Gdy już zaczniemy łowić, to po zarzuceniu przynęty odczekajmy chwilkę. Przypomnijmy sobie co widzieliśmy przy brzegu na płyciźnie. Czy wobler zaczynał pracować już przy bardzo wolnym, wręcz leniwym ściąganiu? Czy wykładał się na bok podczas szybkiego ściagania? Jeżeli tak, to poprowadźmy go tak wolno jak to jest możliwe. Zakładając, że chcemy spenetrować przypowierzchniową warstwę wody, przerywajmy co parę obrotów i pozwalajmy mu się bezwładnie wynurzać - by imitował rybkę, która "oczkuje". Czasem przyśpieszmy, nie za często. 2-3 obroty korbką. A nóż naszego wobka śledził drapieżnik i dopiero próba ucieczki ofiary skłoni go do ataku? Do czego zmierzam? Sumując powyższe chodzi o to, by wobek w wodzie zachowywał się właśnie jak ofiara drapieżnika, a nie rytmicznie migający kawałek drewna, pianki, plastiku umalowany w barwy rybki. A tak właśnie wygląda podczas typowego "spinningowania". Czyli rzut i jednostajne ściąganie za pomocą samej korby - najczęściej zbyt szybkie. Ryby owszem - dają się złowić nawet w taki sposób, ale taka metoda łowienia jest znacznie mniej skuteczna, zwłaszcza na te drapieżniki, które są już "tresowane" i wiedzą czym pachnie połkniecie dziwnej - szybko przemieszczającej się rybki. Moim zdaniem, to właśnie sposób poprowadzenia woblerka świadczy o jego łowności, albo jej braku.

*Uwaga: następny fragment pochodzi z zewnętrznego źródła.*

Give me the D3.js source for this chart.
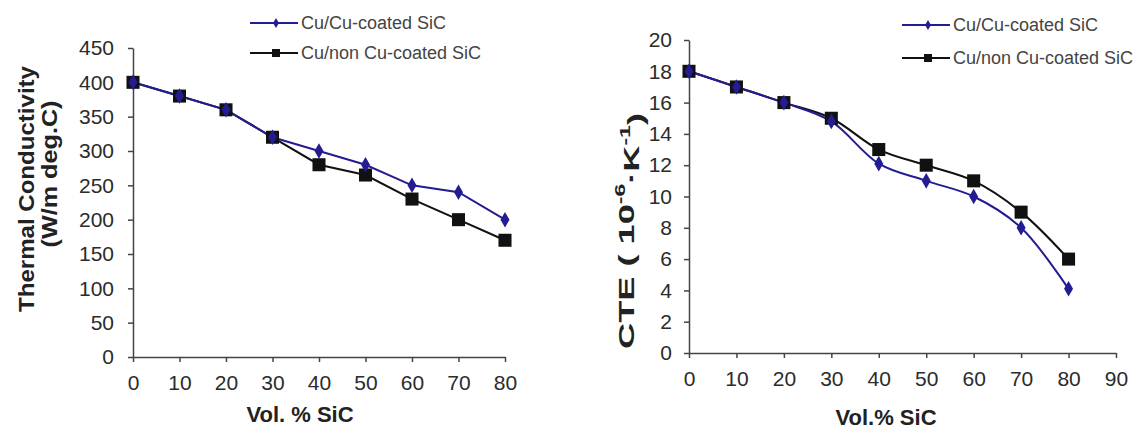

Kolejnym ważnym elementem jest zestaw na który łowimy. Chodzi o to, że aby mały wobek (np. 3 cm) ładnie się prezentował w wodzie i poprawnie pracował, nie możemy go umocować do plecionki 20LB, albo żyły "trzydziestki" na dodatek z przyponem stalowym i potężną agrafką. Dopasujmy grubość linki do wielkości wobka. Cieńsza linka zawsze wpływa pozytywnie na jego pracę w wodzie! Delikatny zestaw zapewni nam także możliwośc dalszych wyrzutów, gdy zajdzie taka potrzeba. Zapinajmy nasz wabik zawsze o agrafkę, "półokragła" - te o kształcie "trójkąta" znacznie ograniczają zakres ruchu przynęty.
Jeżeli nie znamy jeszcze dobrze naszych wobków i nie wiemy czego się po nich spodziewać, to można się zasugerować przed łowieniem danymi producenta - odnośnie głębokości na której pracuje. Wielkość i kształt dopasumy do gatunku ryby, którą próbujemy złowić. Takie uproszczenia nie zastapią oczywiście w 100% dokładnego przetestowania naszych cudeniek, ale moga stać się początkową wypadkową do ich testów.
W czasie prowadzenia woblerka bawmy się nim. Cały czas skupiajmy sie na nim i wyobrazajmy sobie co on robi pod wodą. Jak muska o podwodne przeszkody sterem, jak nurkuje, gdy go mocniej podciągniemy, jak wynurza się przy przerwach w prowadzeniu. Sama taka koncentracja na prowadzeniu przynęty stanowi świetny trening dla spinningisty - nie tylko przy łowieniu woblerami, ale każda przynętą. Ułatwia pozostanie w koncentracji non-stop, a jak jesteśmy skoncentorwani, to nie przegapimy brania i nie spóźnimy zacięcia!
Zatem woblery do pudełka i nad wode! Do dzieła! I połamania kija!